5.17    Counterparts. The Grant Notice may be executed in one or more counterparts, including by way of any electronic signature, subject to applicable law, each of which shall be deemed an original and all of which together shall constitute one instrument.

5.18    Broker-Assisted Sales. In the event of any broker-assisted sale of Shares in connection with the payment of withholding taxes as provided in Section 3.4(a)(v) or Section 3.4(c) hereof or the payment of the exercise price as provided in Section 4.4(c) hereof: (a) any Shares to be sold through a broker-assisted sale will be sold on the day the tax withholding obligation or exercise of the Option, as applicable, occurs or arises, or as soon thereafter as practicable; (b) such Shares may be sold as part of a block trade with other Grantees in the Plan in which all Grantees receive an average price; (c) Grantee will be responsible for all broker’s fees and other costs of sale, and Grantee agrees to indemnify and hold the Company harmless from any losses, costs, damages, or expenses relating to any such sale; (d) to the extent the proceeds of such sale exceed the applicable tax withholding obligation or exercise price, the Company agrees to pay such excess in cash to Grantee as soon as reasonably practicable; (e) Grantee acknowledges that the Company or its designee is under no obligation to arrange for such sale at any particular price, and that the proceeds of any such sale may not be sufficient to satisfy the applicable tax withholding obligation or exercise price; and (f) in the event the proceeds of such sale are insufficient to satisfy the applicable tax withholding obligation, Grantee agrees to pay immediately upon demand to the Company or its Subsidiary with respect to which the withholding obligation arises, an amount sufficient to satisfy any remaining portion of the Company’s or the applicable Subsidiary’s withholding obligation.

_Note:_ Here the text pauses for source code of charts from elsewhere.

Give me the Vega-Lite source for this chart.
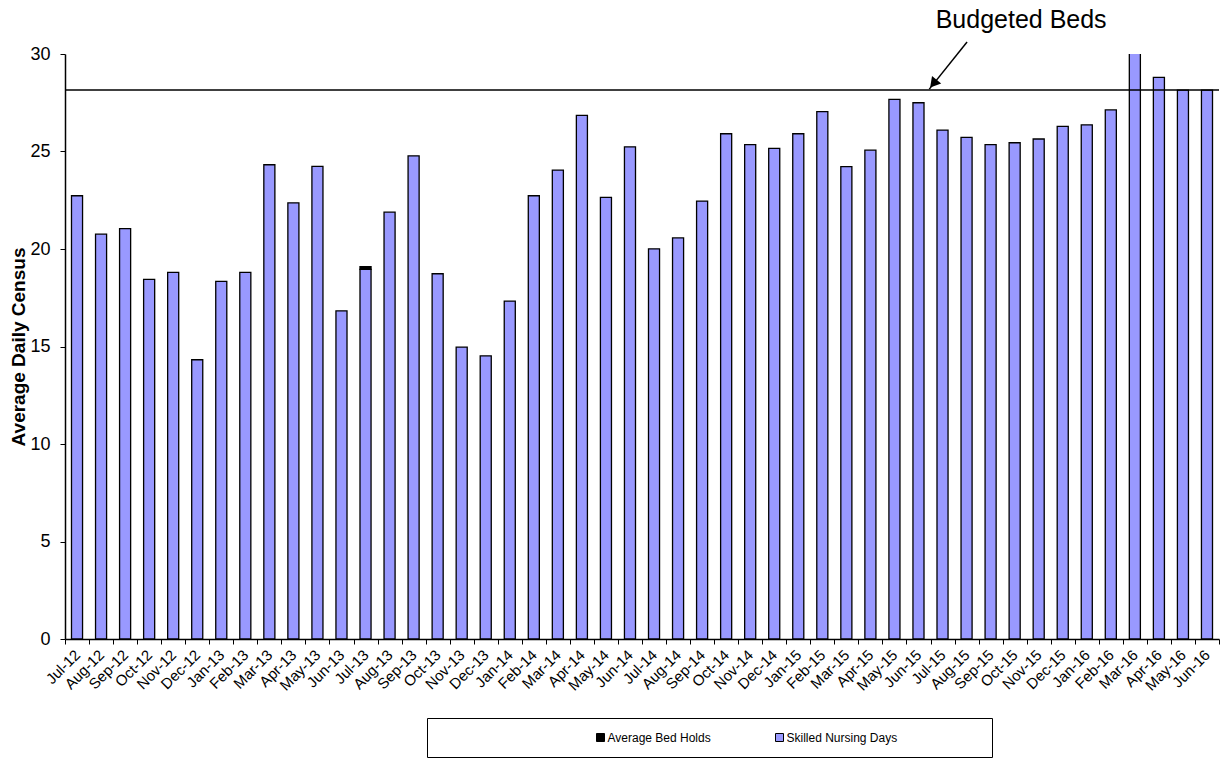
{
  "$schema": "https://vega.github.io/schema/vega-lite/v6.json",
  "autosize": "none",
  "width": 1154,
  "height": 585,
  "padding": {"left": 65, "top": 54, "right": 5, "bottom": 120},
  "background": "white",
  "config": {
    "font": "Liberation Sans",
    "view": {"stroke": null},
    "axis": {"domainColor": "black", "tickColor": "black", "labelColor": "black", "titleColor": "black", "grid": false}
  },
  "datasets": {
    "bars": [
      {"month": "Jul-12", "series": "Skilled Nursing Days", "v": 22.73},
      {"month": "Aug-12", "series": "Skilled Nursing Days", "v": 20.76},
      {"month": "Sep-12", "series": "Skilled Nursing Days", "v": 21.04},
      {"month": "Oct-12", "series": "Skilled Nursing Days", "v": 18.44},
      {"month": "Nov-12", "series": "Skilled Nursing Days", "v": 18.80},
      {"month": "Dec-12", "series": "Skilled Nursing Days", "v": 14.32},
      {"month": "Jan-13", "series": "Skilled Nursing Days", "v": 18.34},
      {"month": "Feb-13", "series": "Skilled Nursing Days", "v": 18.80},
      {"month": "Mar-13", "series": "Skilled Nursing Days", "v": 24.32},
      {"month": "Apr-13", "series": "Skilled Nursing Days", "v": 22.37},
      {"month": "May-13", "series": "Skilled Nursing Days", "v": 24.24},
      {"month": "Jun-13", "series": "Skilled Nursing Days", "v": 16.83},
      {"month": "Jul-13", "series": "Skilled Nursing Days", "v": 18.96},
      {"month": "Aug-13", "series": "Skilled Nursing Days", "v": 21.89},
      {"month": "Sep-13", "series": "Skilled Nursing Days", "v": 24.78},
      {"month": "Oct-13", "series": "Skilled Nursing Days", "v": 18.73},
      {"month": "Nov-13", "series": "Skilled Nursing Days", "v": 14.97},
      {"month": "Dec-13", "series": "Skilled Nursing Days", "v": 14.52},
      {"month": "Jan-14", "series": "Skilled Nursing Days", "v": 17.33},
      {"month": "Feb-14", "series": "Skilled Nursing Days", "v": 22.73},
      {"month": "Mar-14", "series": "Skilled Nursing Days", "v": 24.05},
      {"month": "Apr-14", "series": "Skilled Nursing Days", "v": 26.85},
      {"month": "May-14", "series": "Skilled Nursing Days", "v": 22.65},
      {"month": "Jun-14", "series": "Skilled Nursing Days", "v": 25.24},
      {"month": "Jul-14", "series": "Skilled Nursing Days", "v": 20.01},
      {"month": "Aug-14", "series": "Skilled Nursing Days", "v": 20.57},
      {"month": "Sep-14", "series": "Skilled Nursing Days", "v": 22.46},
      {"month": "Oct-14", "series": "Skilled Nursing Days", "v": 25.91},
      {"month": "Nov-14", "series": "Skilled Nursing Days", "v": 25.35},
      {"month": "Dec-14", "series": "Skilled Nursing Days", "v": 25.16},
      {"month": "Jan-15", "series": "Skilled Nursing Days", "v": 25.91},
      {"month": "Feb-15", "series": "Skilled Nursing Days", "v": 27.04},
      {"month": "Mar-15", "series": "Skilled Nursing Days", "v": 24.22},
      {"month": "Apr-15", "series": "Skilled Nursing Days", "v": 25.07},
      {"month": "May-15", "series": "Skilled Nursing Days", "v": 27.67},
      {"month": "Jun-15", "series": "Skilled Nursing Days", "v": 27.50},
      {"month": "Jul-15", "series": "Skilled Nursing Days", "v": 26.10},
      {"month": "Aug-15", "series": "Skilled Nursing Days", "v": 25.72},
      {"month": "Sep-15", "series": "Skilled Nursing Days", "v": 25.35},
      {"month": "Oct-15", "series": "Skilled Nursing Days", "v": 25.45},
      {"month": "Nov-15", "series": "Skilled Nursing Days", "v": 25.64},
      {"month": "Dec-15", "series": "Skilled Nursing Days", "v": 26.29},
      {"month": "Jan-16", "series": "Skilled Nursing Days", "v": 26.37},
      {"month": "Feb-16", "series": "Skilled Nursing Days", "v": 27.13},
      {"month": "Mar-16", "series": "Skilled Nursing Days", "v": 30.6},
      {"month": "Apr-16", "series": "Skilled Nursing Days", "v": 28.80},
      {"month": "May-16", "series": "Skilled Nursing Days", "v": 28.15},
      {"month": "Jun-16", "series": "Skilled Nursing Days", "v": 28.15},
      {"month": "Jul-13", "series": "Average Bed Holds", "v": 0.13}
    ],
    "budget": [{"v": 28.15}],
    "arrow": [{"px": 37.52, "v": 30.62, "px2": 35.95, "v2": 28.2}],
    "head": [{"px": 36.12, "v": 28.48}],
    "label": [{"px": 39.77, "v": 31.74, "text": "Budgeted Beds"}]
  },
  "layer": [
    {
      "data": {"name": "bars"},
      "mark": {"type": "bar", "width": {"band": 0.46}, "stroke": "black", "strokeWidth": 1.3, "clip": true},
      "encoding": {
        "x": {
          "field": "month", "type": "nominal", "sort": null,
          "scale": {"paddingInner": 0, "paddingOuter": 0},
          "axis": {"title": null, "labelAngle": -45, "labelAlign": "right", "labelBaseline": "middle", "labelFontSize": 15, "labelPadding": 8, "tickBand": "extent", "tickSize": 5, "domainWidth": 1.5, "labelOverlap": false}
        },
        "y": {
          "field": "v", "type": "quantitative", "stack": "zero",
          "scale": {"domain": [0, 30], "nice": false},
          "axis": {"title": "Average Daily Census", "titleFontSize": 19, "titleFontWeight": "bold", "titlePadding": 1, "values": [0, 5, 10, 15, 20, 25, 30], "labelFontSize": 18, "labelPadding": 10, "tickSize": 5, "domainWidth": 1.5}
        },
        "color": {
          "field": "series", "type": "nominal",
          "scale": {"domain": ["Average Bed Holds", "Skilled Nursing Days"], "range": ["#000000", "#9999FF"]},
          "legend": {
            "orient": "none", "legendX": 362, "legendY": 664, "direction": "horizontal",
            "title": ".", "titleColor": "#ffffff", "titleOrient": "left", "titleFontSize": 12, "titlePadding": 150,
            "strokeColor": "black", "fillColor": "white", "padding": 13.5,
            "symbolType": "square", "symbolSize": 64, "symbolStrokeColor": "black", "symbolStrokeWidth": 1,
            "labelFontSize": 12, "labelColor": "black", "labelOffset": 1, "labelLimit": 600, "columnPadding": 62,
            "labelExpr": "datum.label == 'Skilled Nursing Days' ? datum.label + '\u2800\u2800\u2800\u2800\u2800\u2800\u2800\u2800\u2800' : datum.label"
          }
        },
        "order": {"field": "series", "sort": "descending"}
      }
    },
    {
      "data": {"name": "budget"},
      "mark": {"type": "rule", "color": "black", "strokeWidth": 1.5},
      "encoding": {
        "y": {"field": "v", "type": "quantitative", "scale": {"domain": [0, 30], "nice": false}, "axis": {"title": "Average Daily Census", "titleFontSize": 19, "titleFontWeight": "bold", "titlePadding": 1, "values": [0, 5, 10, 15, 20, 25, 30], "labelFontSize": 18, "labelPadding": 10, "tickSize": 5, "domainWidth": 1.5}}
      }
    },
    {
      "data": {"name": "arrow"},
      "mark": {"type": "rule", "color": "black", "strokeWidth": 1.5, "clip": false},
      "encoding": {
        "x": {"field": "px", "type": "quantitative", "scale": {"domain": [0, 48], "nice": false, "zero": false}, "axis": null},
        "x2": {"field": "px2"},
        "y": {"field": "v", "type": "quantitative", "scale": {"domain": [0, 30], "nice": false}, "axis": {"title": "Average Daily Census", "titleFontSize": 19, "titleFontWeight": "bold", "titlePadding": 1, "values": [0, 5, 10, 15, 20, 25, 30], "labelFontSize": 18, "labelPadding": 10, "tickSize": 5, "domainWidth": 1.5}},
        "y2": {"field": "v2"}
      }
    },
    {
      "data": {"name": "head"},
      "mark": {"type": "point", "shape": "triangle-up", "filled": true, "color": "black", "size": 140, "angle": 219, "opacity": 1, "clip": false},
      "encoding": {
        "x": {"field": "px", "type": "quantitative", "scale": {"domain": [0, 48], "nice": false, "zero": false}, "axis": null},
        "y": {"field": "v", "type": "quantitative", "scale": {"domain": [0, 30], "nice": false}, "axis": {"title": "Average Daily Census", "titleFontSize": 19, "titleFontWeight": "bold", "titlePadding": 1, "values": [0, 5, 10, 15, 20, 25, 30], "labelFontSize": 18, "labelPadding": 10, "tickSize": 5, "domainWidth": 1.5}}
      }
    },
    {
      "data": {"name": "label"},
      "mark": {"type": "text", "fontSize": 25, "align": "center", "baseline": "middle", "color": "black", "clip": false},
      "encoding": {
        "x": {"field": "px", "type": "quantitative", "scale": {"domain": [0, 48], "nice": false, "zero": false}, "axis": null},
        "y": {"field": "v", "type": "quantitative", "scale": {"domain": [0, 30], "nice": false}, "axis": {"title": "Average Daily Census", "titleFontSize": 19, "titleFontWeight": "bold", "titlePadding": 1, "values": [0, 5, 10, 15, 20, 25, 30], "labelFontSize": 18, "labelPadding": 10, "tickSize": 5, "domainWidth": 1.5}},
        "text": {"field": "text"}
      }
    }
  ],
  "resolve": {"scale": {"x": "independent"}, "axis": {"x": "independent"}}
}
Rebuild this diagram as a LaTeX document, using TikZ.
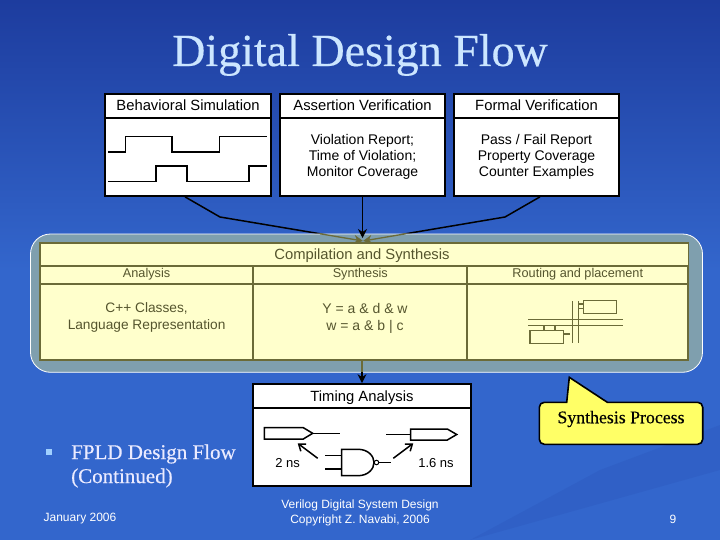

5.19    Clawback. Any Shares issued pursuant to this Award shall be subject to mandatory repayment by the Grantee to the Company to the extent that such Grantee is, or in the future becomes, subject to (a) any “clawback” or recoupment policy adopted by the Company or any Subsidiary thereof to comply with the requirements of any applicable laws, rules or regulations, including pursuant to final rules adopted by the SEC pursuant to the Dodd-Frank Wall Street Reform and Consumer Protection Act, or otherwise, or (b) any applicable laws which impose mandatory recoupment, under circumstances set forth in such applicable laws, including the Sarbanes-Oxley Act of 2002.